The first pieces of ‘factual propaganda’ was released in August 1916 with the 72-minute film about the Battle of the Somme, these images were authentic and received mixed emotions. However the majority who saw it appreciated the scenes from the battlefield, with many civilians most likely being more aware of their sacrifice of food, clothing and economic position to wage the war effort and support the governments power in defeating the enemy. Likewise, in Germany, civilians were feeling the effects of the British Naval Blockade.
Germanys limited coastline and ports meant there were limited raw material resources on which the German industry was heavily dependant. The tradition of conscription of adult males into the armed services ensured that the initial German response would be incredibly strong. However, it meant that if the conflict became strained, there would be difficulties in making up the loss in labor needs. There was not real tradition of German loyalty and nationalism wich the government could call upon if the was a continuing effort.
Instead, a long-lasting war produced protests and a collapse of the country. Germany, during the war was self-sufficient in food, but its dependence on the importation of raw materials such as, rubber, oil, and fertilisers meant that the for the war to be a success for Germany, it must be quick. The establishment of the War Raw Materials Department was established in 1914 saw the purchasing of all raw materials such as metal, wood, wool and chemicals to be sold to the manufacturers for the war effort. Providing enough food was caused a dilemma.
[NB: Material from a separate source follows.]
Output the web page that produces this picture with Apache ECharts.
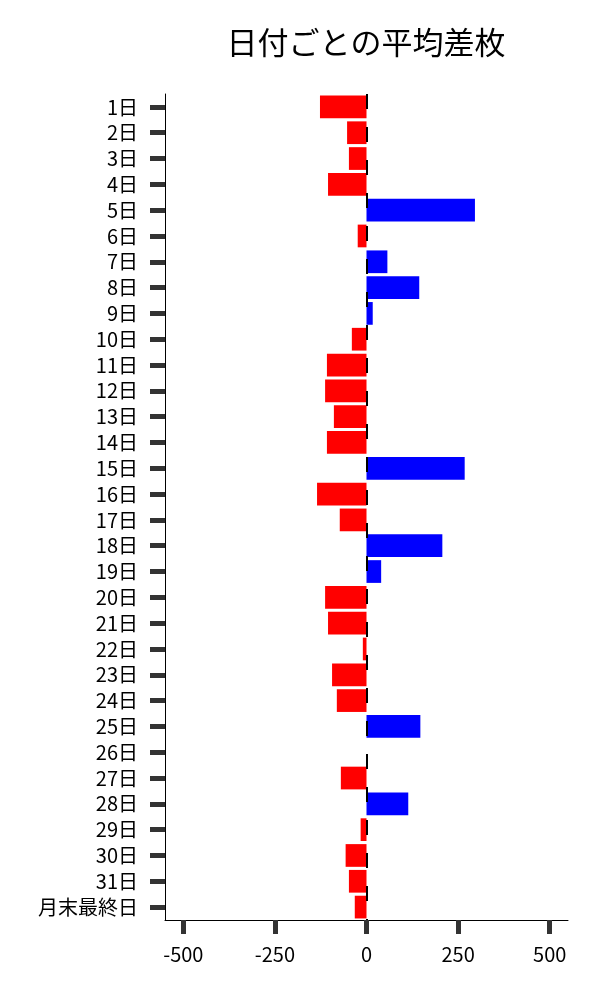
<!DOCTYPE html>
<html>
<head>
<meta charset="utf-8">
<script src="https://cdn.jsdelivr.net/npm/echarts@6/dist/echarts.min.js"></script>
<style>html,body{margin:0;padding:0;background:#fff;}#c{width:600px;height:1000px;}</style>
</head>
<body>
<div id="c"></div>
<script>
const categories = ['1日','2日','3日','4日','5日','6日','7日','8日','9日','10日','11日','12日','13日','14日','15日','16日','17日','18日','19日','20日','21日','22日','23日','24日','25日','26日','27日','28日','29日','30日','31日','月末最終日'];
const values = [-127,-53,-48,-105,296,-24,57,144,17,-40,-108,-113,-89,-108,268,-135,-73,207,40,-113,-105,-10,-94,-81,147,0,-70,114,-16,-57,-48,-32];
const xTicks = [-500,-250,0,250,500];
const titleText = '日付ごとの平均差枚';

const FONT = '"Noto Sans CJK JP", "Noto Sans", sans-serif';
const chart = echarts.init(document.getElementById('c'), null, {renderer:'canvas'});
chart.setOption({
  animation: false,
  backgroundColor: '#fff',
  graphic: [{
    type: 'text', x: 366, y: 27,
    style: {text: titleText, fontFamily: FONT, fontSize: 31, fill: '#000', align: 'center', verticalAlign: 'top'}
  }],
  grid: {left: 165, right: 32, top: 94, bottom: 80, containLabel: false},
  xAxis: {
    type: 'value', min: -550, max: 550,
    axisLine: {show: true, onZero: false, lineStyle: {color: '#000', width: 1}},
    axisTick: {show: true, customValues: xTicks, length: 14, lineStyle: {color: '#333', width: 5}},
    axisLabel: {customValues: xTicks, margin: 24, fontFamily: FONT, fontSize: 20, color: '#000'},
    splitLine: {show: false}
  },
  yAxis: {
    type: 'category', data: categories, inverse: true,
    axisLine: {show: true, onZero: false, lineStyle: {color: '#000', width: 1}},
    axisTick: {show: true, alignWithLabel: true, interval: 0, length: 15, lineStyle: {color: '#333', width: 5}},
    axisLabel: {interval: 0, hideOverlap: false, margin: 27, fontFamily: FONT, fontSize: 20, color: '#000'}
  },
  series: [{
    type: 'bar', data: values, barCategoryGap: '12%',
    itemStyle: {color: p => p.value >= 0 ? '#0000ff' : '#ff0000'},
    markLine: {
      symbol: 'none', silent: true, label: {show: false},
      lineStyle: {color: '#000', width: 2, type: [15, 18]},
      data: [{xAxis: 0}]
    }
  }]
});
</script>
</body>
</html>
German farmers expected a record harvest from the 1915 crop but were destroyed by heavy rains. The ruining of the crops resulted in extreme shortages and rationing on the German homefront. Food prices rose 446% and even bread was rationed. The establishment of a War Food Office instituted over 250 regulations regarding food prices, distribution and hours of sale. The government presented an advertising campaign to encourage recipes for alternate food products such as ‘K’ bread made from sawdust and potato peelings.
In 1915, the number of deaths in Germany due to the effects of starvation and the British Naval Blockade was 88, 000 and grew to 294 000 by 1918, the equivalent to British military losses in the Western Front. These conditions obviously hampered any means of support for the German war effort. The role of women proved crucial in guaranteeing that the German war effort continued. Recruitment of women was more efficient and widespread in Germany that any other country. Like in Britain, the continuation of the war saw an increase in the degree of anti-war sentiments.
The initial reaction to the war had been filled with eagerness and nationalism, and slowly disintegrated to a negative attitude. The pessimistic attitude of starving German civilians saw food riots in over 30 German cities, due to the shortages forced on the people. The Naval Blockade, diversion of available resources to fighting fronts and policies that gave increasing profits to the large war industry at the expense of the ordinary people took their toll on accepted support for the war effort. In addition, inflation in Germany was increasing due to the failure to finance the war, workers and personnel refused to co-operate with orders.
Germany was failing under the pressures and strains of winning the war and the struggle to provide for German civilians. With revolution was spreading to Berlin and the abdication of the Kaiser, Germany was on the brink of collapse. These factors influenced the signing of the armistice with the Allies in 1918. The homefronts of both Germany and Britain each had their significant causes that boosted morale amongst their fellow civilians, however, the planning’s of the British Naval Blockade against Germany proved too much due to the lack of raw materials and food supplies, and finally admitting defeat.